Chris Connelly (Ministry/Revolting Cocks/every style of solo album under the goddamn sun) and Jason Novak (Acumen Nation/Czar/Acucrack/Probably 16 other bands we just don’t know about yet) come together to make up Cocksure, a project that promises to “bridge the gap between waxtrax! era industrial and the future sounds of mass corruption.” Lead single and EP opener “Klusterfuck Kulture” immediately makes good on that promise, with Connelly firing off a vocal performance reminiscent of his time with the original Revolting Cocks. It’s sleazy and dirty, yet it’s relevant, containing more truth about modern society than most of us would openly like to admit. Sanford Parker’s remix of “Guilt, Speed & Carbon” is up next. While it’s always hard to predict how an album cut will sound when hearing the remix first, if this version is any indication, the album version of this track will be devastating to say the least. A bass heavy synth loop serves as the backbone, with electronic flourishes swirling around Connelly’s (again transfixing) vocal. Next up is “Assault on Cocksure 13” which is a b-side exclusive to this EP. The song sees Novak take the reins on lead vocals which is an unexpected yet welcome change. His menacing sneer over the four on the floor club beat has shades of early Acumen (a la the Artifacts series) while still staying true to the Cocksure moniker. The final track on KKEP is a remix of “Klusterfuck Kulture” done by (one of) Novak’s other groups, Acucrack. The reworked version is certainly enjoyable, especially the funky-ass bass line brought to the forefront of the mix, but when compared side to side with the original, the remix does feel a bit too extended.

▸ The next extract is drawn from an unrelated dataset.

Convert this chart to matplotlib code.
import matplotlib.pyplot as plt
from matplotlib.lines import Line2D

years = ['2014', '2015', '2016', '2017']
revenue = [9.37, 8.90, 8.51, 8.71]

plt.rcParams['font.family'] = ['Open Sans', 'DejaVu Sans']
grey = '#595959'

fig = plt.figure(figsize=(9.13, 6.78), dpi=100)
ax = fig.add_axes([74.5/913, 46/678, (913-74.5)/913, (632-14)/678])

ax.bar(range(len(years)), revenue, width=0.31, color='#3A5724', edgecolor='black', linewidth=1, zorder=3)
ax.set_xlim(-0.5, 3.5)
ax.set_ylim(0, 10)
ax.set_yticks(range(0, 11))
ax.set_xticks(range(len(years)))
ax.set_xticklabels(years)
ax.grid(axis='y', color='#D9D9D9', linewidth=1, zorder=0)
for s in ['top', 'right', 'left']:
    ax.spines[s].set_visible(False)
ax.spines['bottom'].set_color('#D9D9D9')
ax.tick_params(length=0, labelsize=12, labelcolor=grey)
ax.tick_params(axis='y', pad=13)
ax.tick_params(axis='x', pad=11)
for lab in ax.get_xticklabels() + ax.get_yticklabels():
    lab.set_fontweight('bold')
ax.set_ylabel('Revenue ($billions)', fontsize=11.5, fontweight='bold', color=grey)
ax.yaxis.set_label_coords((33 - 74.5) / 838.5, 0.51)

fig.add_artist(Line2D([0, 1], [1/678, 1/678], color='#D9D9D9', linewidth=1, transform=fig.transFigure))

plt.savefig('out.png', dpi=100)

At first glance, it would be easy to dismiss Cocksure as either a vanity project for both musicians or as a nostalgia act, yet it is neither. Cocksure is the sound of two musicians paying homage to their roots, all while staying modern. It’s a delicate balance to be sure, but Novak and Connelly pull it off with such ease that it’s hard to imagine these two producing anything less. Cocksure isn’t going to resuscitate industrial music back from the brink on their own, but if the songs from KKEP are any indication of what awaits with their upcoming debut full-length, then there is a lot to look forward to this year.